After having published dozens of articles for the old New Jersey Outdoors magazine and writing countless wildlife-related news releases for NJDFW, Chanda was also a member of the New York Metropolitan Outdoor Press Association (NYMOPA), a group which is no longer in existence; as a member of that old organization myself he I got to know Dave pretty well. In 2007, Gov. Jon Corzine approved Chanda’s appointment as NJDFW Director working under then NJDEP Commissioner Lisa Jackson. Over the next several years, he and I battled quite a bit in the court of public opinion as Chanda lobbied from club-to-club on behalf of a saltwater fishing license, while as then managing director of the Recreational Fishing Alliance I stood in vehement opposition to a NJ saltwater license as little more than “tax” on saltwater fishing.

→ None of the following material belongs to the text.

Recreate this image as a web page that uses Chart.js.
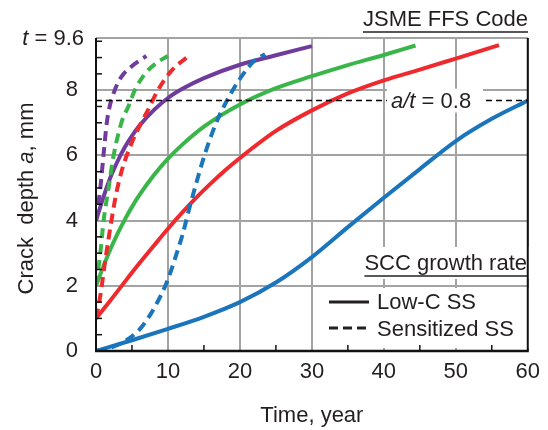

During his club presentations Chanda would often reiterate the phrase “there are no free lunches,” while appealing to sportsman for more NJDFW funding. While it’s true our state fisheries agency is severely shorted of critical funding, I felt then as I do now that without a constitutional provision or some other protection mechanism, what might start as a $10 fee to fish saltwater would become $100 in no time at all (Google “California fishing license” sometime for reference). As Governor Phil Murphy is famous for saying, if you have a problem with high taxes in New Jersey, “we’re probably not your state.”
I always laughed at Chanda’s “no free lunch” mantra during the saltwater license debate; on average, the National School Lunch Program provides low-cost or free daily lunches to 29.6 million children at a cost of roughly $14 billion a year, all furnished by the American taxpayer. I’m not saying I’m opposed to helping feed needy kids, but my point is there are clearly free lunches being served where the American taxpayer is concerned.
As one who helps fund RBFF through taxes on my fishing gear and boat fuel, I sincerely wish Dave all the best; but let’s just remember where that “free lunch” comes from!